Saturday, June 03, 2006

*Warning* Sap Ahead



Seriously, I feel like I'm on a roller coaster right now. Life is amazing. Life sucks. Life is as wonderful as I ever imagined life could be. I feel like I'm cursed. All at the same time.

So, I met this guy. I debated about talking about this, simply because I have a tendency to whine about my relationships too much, but isn't that what this is for? We've know each other for a while. He knows all about Mr. Stonecold and Mr. Jackass. He's one of the people I whine to on a regular basis.

I didn't talk about this guy when I met him, because I didn't know what was going to happen. Unlike every other guy I've blogged about, he didn't lead me on. It was a little casual flirting here, and some suggestive talk there, but nothing more. He's a great guy. As much as I wanted it to turn into more, I assumed it never would because why would he be interested in me...right? Wrong.

So a couple of days ago, things heated up. Now my future path is a path I never dared myself to imagine. I'm scared to let myself even look at it for fear that it's all in my head.

He tells me I'm beautiful. He tells me that he's not good enough for me! Can you believe that? He has a job, he's straight, he's not married, he has teeth, he makes me laugh, he makes me feel safe, he makes me want to be the woman that I am in his head. And he tells me he's not good enough.

Last night we talked so late we watched the sun come up together. As the fingers of daylight stretched across the sky, his strength and presence was the answer to all I have been looking for. For a moment I could imagine a future with someone I could trust. I could imagine rocking our grandkids on the porch swing when we're old. For a moment there was hope.

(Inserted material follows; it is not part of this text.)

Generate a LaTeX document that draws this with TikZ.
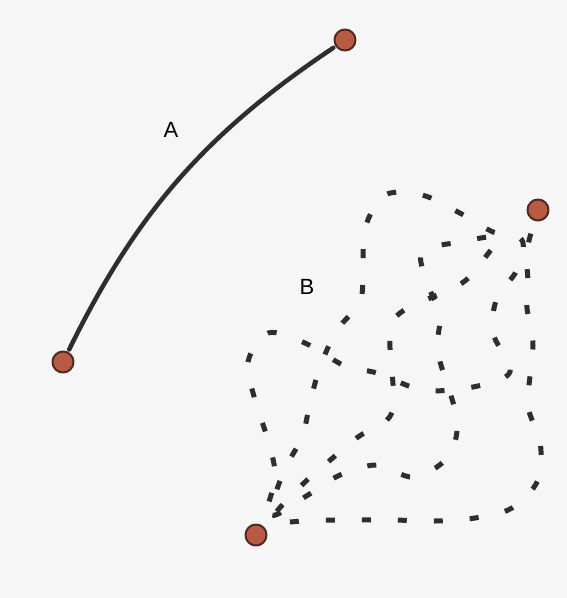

Maybe I just needed a clear picture of what I was looking for before I could find him. Maybe I just needed to hold on to that string of hope. Maybe I needed to know how bad it could be so I would appreciate him when he found me. I don't know. What I do know is if I had a time machine, serious adjustments would be made. For the first time in years, love may be an option. And that scares the shit out of me.

5 comments:

Osquer said...

Yeah, but it's a good kind of scary, isn't it? I hope he does deserve you! I hope!

bslawg said...

The reality is I don't deserve him. He's fantasticamazingwonderful. It's a good kind of scary, if it works ot. If it dosen't I'm seriously becoming a nun.

bslawg said...

pgh I'll count on it. You may need to put your ass kickin' shoes on, but so far so good! ;)

SBS said...

Yipppeeeee!!!

bslawg said...

Pgh - I'd make time stand still for the good stuff...ya know? It just seems so surreal right now.

SBS - THANKS!!! But as my blogging doppleganger, you know what's comming for you now...get ready you'll find him.